Seems odd to question caching technology given that cpus (and even the
cache has a cache these days), gpus, harddrives, web servers, browsers,
etc, etc, etc. all use them...

http://danconia.org
Shaun Fryer

2005-01-21, 8:55 pm

> >Yeah, though then I have to worry about cleaning up the temp directory,
> Just a thought here: why do you have a hard drive if you're not going to
> use it? And "energy use"? You're not serious, are you? If the hard drive is
> spinning, the extra energy used to move the heads is very, very little.

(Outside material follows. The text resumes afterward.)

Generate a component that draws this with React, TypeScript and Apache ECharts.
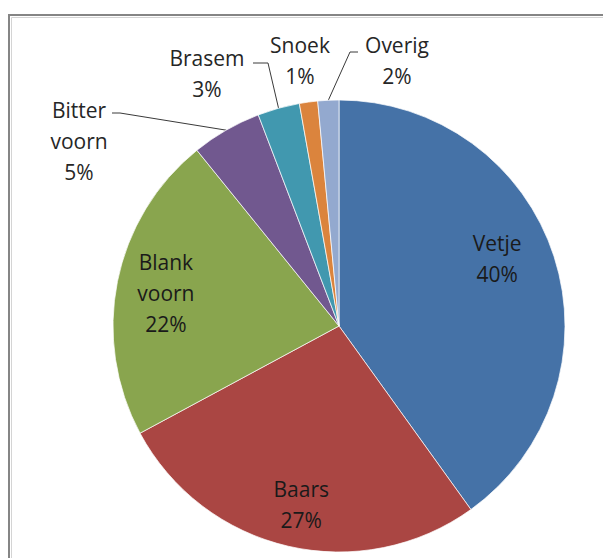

Johnny come lately here...
Please excuse me if I've missed something, but...
Philosophical issues aside, why can't you just have the image src be a link to
your cgi with query_string:some_param=1, causing it to print the image with
Content-Type: image/type. I have a gallery script running on my site, and this
is how it does image resizing dynamically. It's probably inefficient, but it
does save me some unneeded cruft on the hdd (which was the rationalle at the
time).

FYI: If you do that, you may need to append a .gif or whathaveyou to the uri
to make IE happy. Apparently IE likes to ignore Content-Type in favour of the
dot-whatever at the end of the uri. Then you're using Moz/Safarri, so it
shouldn't matter.

PS. In all reality though, the other commenters do have a valid point.

--
=====================
Shaun Fryer
=====================
http://sourcery.ca/
ph: 416-544-9461
=====================

Chad Gard

2005-01-24, 8:55 pm

Thanks for tips/pointers, all.

I was unable to make the graphs consistently small enough to use the
data url scheme that David pointed me toward. For now, I opted for
passing enough off to another script to make another database request.
It's causes several redundant SQL queries, and further clogs the pipe
between the web server and the database server, but it's not horrible.
At least it'll work for now.

This does actually give a beneficial side effect compared to what would
happen if I were embedding the data in object tags. The page can draw
before the graphs are created, so the user can start reading the
numerical data, and the graphs draw in as they are created. I use an
alt tag that says "creating graph" to let the user know why there's a
big rectangle there with an image tag, while the image's title
attribute is set to something more descriptive (which allows the tool
tip to be accurate, rather than always say "creating graph". Not great
for anyone visually impaired, but, well, it's an intranet and none of
the current users are.)


--
Chad A Gard
chad@millerbrooks.com

Miller Brooks, Inc.
11712 N. Michigan Rd
Zionsville, IN 46077 USA
317.873.8100 (phone)
317.873.8110 (fax)

Paul Archer

2005-01-24, 8:55 pm

1:49pm, Chad Gard wrote:

> Thanks for tips/pointers, all.
>
> I was unable to make the graphs consistently small enough to use the data url
> scheme that David pointed me toward. For now, I opted for passing enough off
> to another script to make another database request. It's causes several
> redundant SQL queries, and further clogs the pipe between the web server and
> the database server, but it's not horrible. At least it'll work for now.
>

If your main script has the data, why not pass that data off to the script
that is drawing the graphs, rather than have it hit the database again?